● GIVEN INSTRUCTION
Make an exact copy of the data below, leaving out every picture.

● SOURCE MATERIAL

• • •

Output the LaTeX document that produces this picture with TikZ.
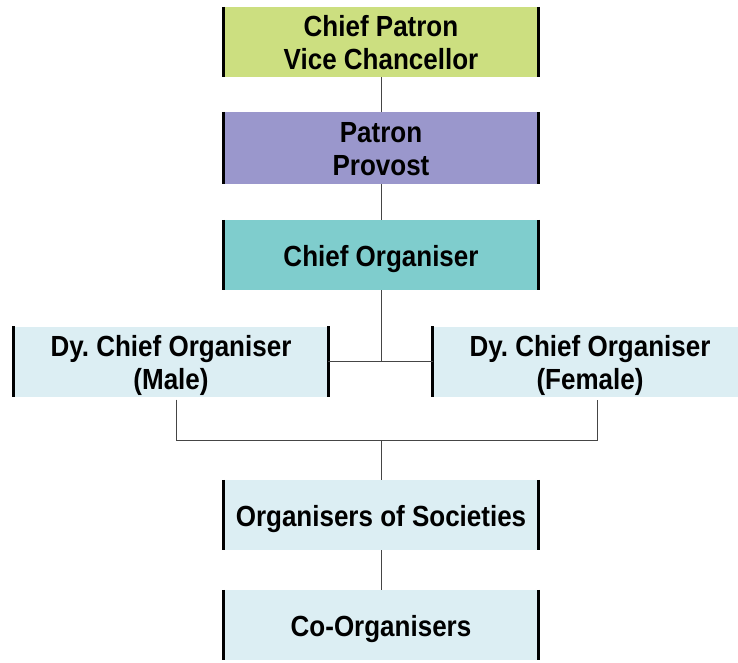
\documentclass[tikz,border=0pt]{standalone}
\usepackage{fontspec}
\usepackage{graphicx}
\setmainfont{Liberation Sans}
\frenchspacing
\definecolor{cgreen}{HTML}{CCDF80}
\definecolor{cpurple}{HTML}{9A97CC}
\definecolor{cteal}{HTML}{7FCDCD}
\definecolor{cblue}{HTML}{DCEEF3}
\definecolor{cline}{HTML}{454545}
\newsavebox{\bxsave}
\newcommand{\bxtxt}[1]{\sbox{\bxsave}{\scalebox{1}[1.12]{\begin{tabular}{@{}c@{}}#1\end{tabular}}}%
  \raisebox{-4.5pt}[\ht\bxsave][\dp\bxsave]{\usebox{\bxsave}}}
\begin{document}
\begin{tikzpicture}[x=1pt,y=-1pt,
  box/.style={minimum width=314pt,minimum height=70pt,inner sep=0pt,align=center,
    font=\fontsize{26}{29.5}\selectfont\bfseries},
  bar/.style={line width=3pt,black},
  conn/.style={line width=1pt,cline}]
\clip (0,0) rectangle (738,662);
\fill[white] (0,0) rectangle (738,662);
\node[box,fill=cgreen] (cp) at (381,42) {\bxtxt{Chief Patron\\Vice Chancellor}};
\node[box,fill=cpurple,minimum height=72pt] (pp) at (381,148) {\bxtxt{Patron\\Provost}};
\node[box,fill=cteal] (co) at (381,255) {\bxtxt{Chief Organiser}};
\node[box,fill=cblue] (dm) at (171,361.5) {\bxtxt{Dy. Chief Organiser\\(Male)}};
\node[box,fill=cblue] (df) at (590,361.5) {\bxtxt{Dy. Chief Organiser\\(Female)}};
\node[box,fill=cblue] (os) at (381,515) {\bxtxt{Organisers of Societies}};
\node[box,fill=cblue] (cg) at (381,625) {\bxtxt{Co-Organisers}};
\foreach \n in {cp,pp,co,dm,df,os,cg}{
  \draw[bar] (\n.north west) -- (\n.south west);
  \draw[bar] (\n.north east) -- (\n.south east);
}
\draw[conn] (cp.south) -- (pp.north);
\draw[conn] (pp.south) -- (co.north);
\draw[conn] (co.south) -- (co.south |- dm.east);
\draw[conn] (dm.east) -- (df.west);
\coordinate (j) at (381,440.5);
\draw[conn] ([xshift=5pt,yshift=-3pt]dm.south) |- (j) -| ([xshift=7pt,yshift=-3pt]df.south);
\draw[conn] (j) -- (os.north);
\draw[conn] (os.south) -- (cg.north);
\end{tikzpicture}
\end{document}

• • •

● SOLUTION FOR THIS PROBLEM
Output the LaTeX document that produces this picture with TikZ.
\documentclass[tikz,border=0pt]{standalone}
\usepackage{fontspec}
\usepackage{graphicx}
\setmainfont{Liberation Sans}
\frenchspacing
\definecolor{cgreen}{HTML}{CCDF80}
\definecolor{cpurple}{HTML}{9A97CC}
\definecolor{cteal}{HTML}{7FCDCD}
\definecolor{cblue}{HTML}{DCEEF3}
\definecolor{cline}{HTML}{454545}
\newsavebox{\bxsave}
\newcommand{\bxtxt}[1]{\sbox{\bxsave}{\scalebox{1}[1.12]{\begin{tabular}{@{}c@{}}#1\end{tabular}}}%
  \raisebox{-4.5pt}[\ht\bxsave][\dp\bxsave]{\usebox{\bxsave}}}
\begin{document}
\begin{tikzpicture}[x=1pt,y=-1pt,
  box/.style={minimum width=314pt,minimum height=70pt,inner sep=0pt,align=center,
    font=\fontsize{26}{29.5}\selectfont\bfseries},
  bar/.style={line width=3pt,black},
  conn/.style={line width=1pt,cline}]
\clip (0,0) rectangle (738,662);
\fill[white] (0,0) rectangle (738,662);
\node[box,fill=cgreen] (cp) at (381,42) {\bxtxt{Chief Patron\\Vice Chancellor}};
\node[box,fill=cpurple,minimum height=72pt] (pp) at (381,148) {\bxtxt{Patron\\Provost}};
\node[box,fill=cteal] (co) at (381,255) {\bxtxt{Chief Organiser}};
\node[box,fill=cblue] (dm) at (171,361.5) {\bxtxt{Dy. Chief Organiser\\(Male)}};
\node[box,fill=cblue] (df) at (590,361.5) {\bxtxt{Dy. Chief Organiser\\(Female)}};
\node[box,fill=cblue] (os) at (381,515) {\bxtxt{Organisers of Societies}};
\node[box,fill=cblue] (cg) at (381,625) {\bxtxt{Co-Organisers}};
\foreach \n in {cp,pp,co,dm,df,os,cg}{
  \draw[bar] (\n.north west) -- (\n.south west);
  \draw[bar] (\n.north east) -- (\n.south east);
}
\draw[conn] (cp.south) -- (pp.north);
\draw[conn] (pp.south) -- (co.north);
\draw[conn] (co.south) -- (co.south |- dm.east);
\draw[conn] (dm.east) -- (df.west);
\coordinate (j) at (381,440.5);
\draw[conn] ([xshift=5pt,yshift=-3pt]dm.south) |- (j) -| ([xshift=7pt,yshift=-3pt]df.south);
\draw[conn] (j) -- (os.north);
\draw[conn] (os.south) -- (cg.north);
\end{tikzpicture}
\end{document}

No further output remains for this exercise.